— Start of Material for this task —
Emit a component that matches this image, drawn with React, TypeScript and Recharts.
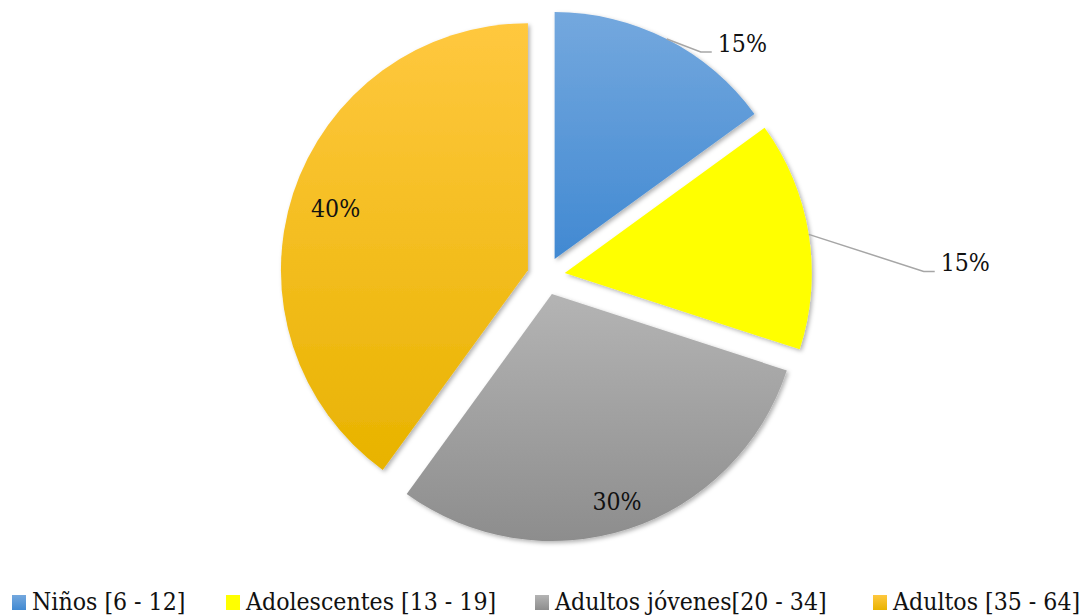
import { PieChart, Pie, Cell, Legend } from 'recharts'

const categories = ['Niños [6 - 12]', 'Adolescentes [13 - 19]', 'Adultos jóvenes[20 - 34]', 'Adultos [35 - 64]']
const shares = [15, 15, 30, 40]
const gradTop = ['#74a8de', '#ffff00', '#b4b4b4', '#ffc83f']
const gradBottom = ['#4189d2', '#ffff00', '#8d8d8d', '#e8b300']

const data = categories.map((name, i) => ({ name, value: shares[i] }))
const total = shares.reduce((a, b) => a + b, 0)

const W = 1084
const H = 616
const CX = 546
const CY = 276
const R = 247
const EXPLODE = 19
const RAD = Math.PI / 180
const FONT = 'DejaVu Serif'
const FONT_SIZE = 24.6
const legendLeft = [12, 226, 535, 873]

// mid angle of every slice, going clockwise from 12 o'clock
const midAngles = shares.map((v, i) => {
  const before = shares.slice(0, i).reduce((a, b) => a + b, 0)
  return 90 - ((before + v / 2) / total) * 360
})

const textStyle = { fontFamily: FONT, fontSize: FONT_SIZE, fontStretch: 'condensed' as const }

type LabelProps = {
  cx: number
  cy: number
  midAngle: number
  outerRadius: number
  index: number
  percent: number
}

const makeLabel = (slice: number) => (p: LabelProps) => {
  if (p.index !== slice) return null
  const txt = `${Math.round(p.percent * 100)}%`
  const cos = Math.cos(-p.midAngle * RAD)
  const sin = Math.sin(-p.midAngle * RAD)
  if (slice === 0 || slice === 1) {
    const sx = p.cx + p.outerRadius * cos
    const sy = p.cy + p.outerRadius * sin
    const elbow = slice === 0 ? [34, 13] : [115, 37]
    const ex = sx + elbow[0]
    const ey = sy + elbow[1]
    return (
      <g>
        <polyline
          points={`${sx},${sy} ${ex},${ey} ${ex + 11},${ey}`}
          fill="none"
          stroke="#a6a6a6"
          strokeWidth={1.5}
        />
        <text x={ex + 17} y={ey} textAnchor="start" fill="#111" style={textStyle}>
          {txt}
        </text>
      </g>
    )
  }
  const k = slice === 3 ? 0.81 : 0.88
  const x = p.cx + p.outerRadius * k * cos
  const y = p.cy + p.outerRadius * k * sin
  return (
    <text x={x - 2} y={y + 9} textAnchor="middle" fill="#111" style={textStyle}>
      {txt}
    </text>
  )
}

const LegendContent = () => (
  <div style={{ position: 'relative', width: W, height: 30, color: '#111', ...textStyle }}>
    {categories.map((c, i) => (
      <div
        key={c}
        style={{
          position: 'absolute',
          left: legendLeft[i],
          top: 0,
          display: 'flex',
          alignItems: 'center',
          whiteSpace: 'nowrap',
          lineHeight: '30px',
        }}
      >
        <span
          style={{
            display: 'inline-block',
            width: 14,
            height: 15,
            marginRight: 6,
            background: `linear-gradient(${gradTop[i]}, ${gradBottom[i]})`,
          }}
        />
        <span>{c}</span>
      </div>
    ))}
  </div>
)

export default function App() {
  return (
    <div style={{ position: 'absolute', left: 0, top: 0, width: W, height: H, background: '#fff' }}>
      <PieChart width={W} height={H} margin={{ top: 0, right: 0, bottom: 0, left: 0 }}>
        <defs>
          {categories.map((c, i) => (
            <linearGradient key={c} id={`g${i}`} x1="0" y1="0" x2="0" y2="1">
              <stop offset="0%" stopColor={gradTop[i]} />
              <stop offset="100%" stopColor={gradBottom[i]} />
            </linearGradient>
          ))}
          <filter id="shadow" x="-10%" y="-10%" width="120%" height="120%">
            <feDropShadow dx="2" dy="2" stdDeviation="2" floodColor="#000" floodOpacity="0.3" />
          </filter>
        </defs>
        {categories.map((c, k) => (
          <Pie
            key={c}
            data={data}
            dataKey="value"
            nameKey="name"
            cx={CX + EXPLODE * Math.cos(midAngles[k] * RAD)}
            cy={CY - EXPLODE * Math.sin(midAngles[k] * RAD)}
            outerRadius={R}
            startAngle={90}
            endAngle={-270}
            stroke="none"
            labelLine={false}
            label={makeLabel(k)}
            legendType="none"
            isAnimationActive={false}
          >
            {data.map((d, i) => (
              <Cell
                key={d.name}
                fill={i === k ? `url(#g${i})` : 'none'}
                filter={i === k ? 'url(#shadow)' : undefined}
              />
            ))}
          </Pie>
        ))}
        <Legend
          verticalAlign="bottom"
          content={<LegendContent />}
          wrapperStyle={{ left: 0, top: 587, width: W, height: 30 }}
        />
      </PieChart>
    </div>
  )
}
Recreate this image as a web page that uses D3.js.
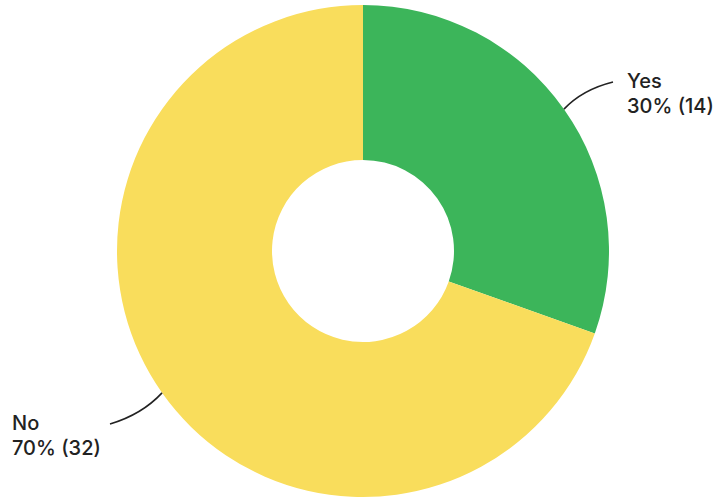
<!DOCTYPE html>
<html><head><meta charset="utf-8">
<script src="https://cdn.jsdelivr.net/npm/d3@7"></script>
<style>body{margin:0;background:#fff;} text{font-family:Inter, "Noto Sans", sans-serif;}</style>
</head><body>
<svg id="c" width="717" height="502"></svg>
<script>
const categories = ["Yes", "No"];
const counts = [14, 32];
const percents = ["30%", "70%"];
const colors = ["#3cb55a", "#f9dd5c"];

const svg = d3.select("#c");
const cx = 363, cy = 251, R = 246, r0 = 91;
const g = svg.append("g").attr("transform", `translate(${cx},${cy})`);
const pie = d3.pie().sort(null).value(d => d)(counts);
const arc = d3.arc().innerRadius(r0).outerRadius(R);
g.selectAll("path.s").data(pie).join("path").attr("class","s")
  .attr("d", arc).attr("fill", (d,i) => colors[i]);

const labelPos = [{x: 264, y: -163, anchor: "start", end: [250, -169]},
                  {x: -351, y: 179, anchor: "start", end: [-253, 173]}];
pie.forEach((d,i) => {
  const a = (d.startAngle + d.endAngle)/2;
  const sx = Math.sin(a)*R, sy = -Math.cos(a)*R;
  const [ex, ey] = labelPos[i].end;
  const mx = (sx+ex)/2, my = (sy+ey)/2;
  const bend = i === 0 ? [ -6, -6 ] : [ 6, 6 ];
  g.append("path")
    .attr("d", `M${sx},${sy} Q${mx+bend[0]},${my+bend[1]} ${ex},${ey}`)
    .attr("fill","none").attr("stroke","#222").attr("stroke-width",1.6);
  const t = g.append("text").attr("x", labelPos[i].x).attr("y", labelPos[i].y)
    .attr("font-size", 20).attr("font-weight", 500).attr("fill", "#222").attr("text-anchor", labelPos[i].anchor);
  t.append("tspan").attr("x", labelPos[i].x).text(categories[i]);
  t.append("tspan").attr("x", labelPos[i].x).attr("dy", 25).text(`${percents[i]} (${counts[i]})`);
});
</script>
</body></html>
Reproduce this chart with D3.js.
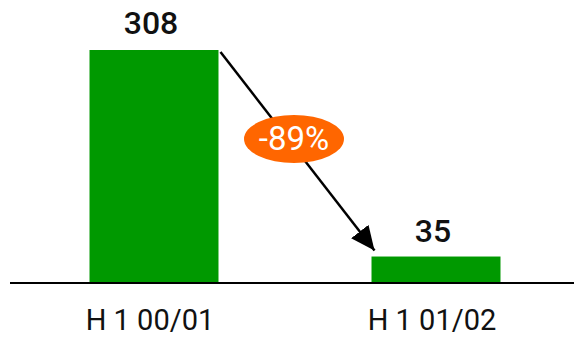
<!DOCTYPE html>
<html><head><meta charset="utf-8">
<script src="https://cdn.jsdelivr.net/npm/d3@7"></script>
<style>body{margin:0;background:#fff}svg{display:block}</style>
</head><body>
<svg id="c" width="574" height="338"></svg>
<script>
const categories = ["H 1 00/01", "H 1 01/02"];
const values = [308, 35];
const valueLabels = ["308", "35"];
const changeLabel = "-89%";

const svg = d3.select("#c");
const font = "Roboto, 'Open Sans', sans-serif";
const x = d3.scaleBand().domain(categories).range([13, 577]).paddingInner(0.5426).paddingOuter(0.2713);
const y = d3.scaleLinear().domain([0, 308]).range([283, 50]);

svg.append("defs").append("marker").attr("id","ah").attr("viewBox","0 0 10 10")
  .attr("refX",10).attr("refY",5).attr("markerWidth",24).attr("markerHeight",22)
  .attr("markerUnits","userSpaceOnUse").attr("orient","auto").attr("preserveAspectRatio","none")
  .append("path").attr("d","M0,0L10,5L0,10Z").attr("fill","#000");

svg.selectAll("rect.bar").data(values).join("rect").attr("class","bar")
  .attr("x",(d,i)=>x(categories[i])).attr("width",x.bandwidth())
  .attr("y",d=>y(d)).attr("height",d=>y(0)-y(d)).attr("fill","#009900");

svg.append("line").attr("x1",10).attr("x2",574).attr("y1",y(0)).attr("y2",y(0))
  .attr("stroke","#000").attr("stroke-width",2);

svg.selectAll("text.val").data(values).join("text").attr("class","val")
  .attr("x",(d,i)=>x(categories[i])+x.bandwidth()/2 - 3).attr("y",(d,i)=>y(d)-(i?15:16))
  .attr("text-anchor","middle").attr("font-family",font).attr("font-weight",500)
  .attr("font-size",32).attr("fill","#111").text((d,i)=>valueLabels[i]);

svg.selectAll("text.cat").data(categories).join("text").attr("class","cat")
  .attr("x",d=>x(d)+x.bandwidth()/2 - 4).attr("y",330)
  .attr("text-anchor","middle").attr("font-family",font)
  .attr("font-size",29).attr("fill","#111").text(d=>d);

// arrow
const x0 = x(categories[0]) + x.bandwidth() + 2, y0 = y(values[0]) + 2;
const x1 = x(categories[1]) + 3, y1 = y(values[1]) - 6;
svg.append("line").attr("x1",x0).attr("y1",y0).attr("x2",x1).attr("y2",y1)
  .attr("stroke","#000").attr("stroke-width",2.5).attr("marker-end","url(#ah)");

const cx = 294, cy = 139;
svg.append("ellipse").attr("cx",cx).attr("cy",cy).attr("rx",50).attr("ry",24).attr("fill","#FF6600");
svg.append("text").attr("x",cx).attr("y",cy+11).attr("text-anchor","middle")
  .attr("font-family",font).attr("font-size",33).attr("fill","#fff").text(changeLabel);
</script>
</body></html>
— End of Material for this task —
## [Task to carry out]
Quote the records above exactly, from the first line through the line containing "const gradBottom = ['#4189d2', '#ffff00', '#8d8d8d', '#e8b300']", and leave out the pictures.

## [Task response]
Emit a component that matches this image, drawn with React, TypeScript and Recharts.
import { PieChart, Pie, Cell, Legend } from 'recharts'

const categories = ['Niños [6 - 12]', 'Adolescentes [13 - 19]', 'Adultos jóvenes[20 - 34]', 'Adultos [35 - 64]']
const shares = [15, 15, 30, 40]
const gradTop = ['#74a8de', '#ffff00', '#b4b4b4', '#ffc83f']
const gradBottom = ['#4189d2', '#ffff00', '#8d8d8d', '#e8b300']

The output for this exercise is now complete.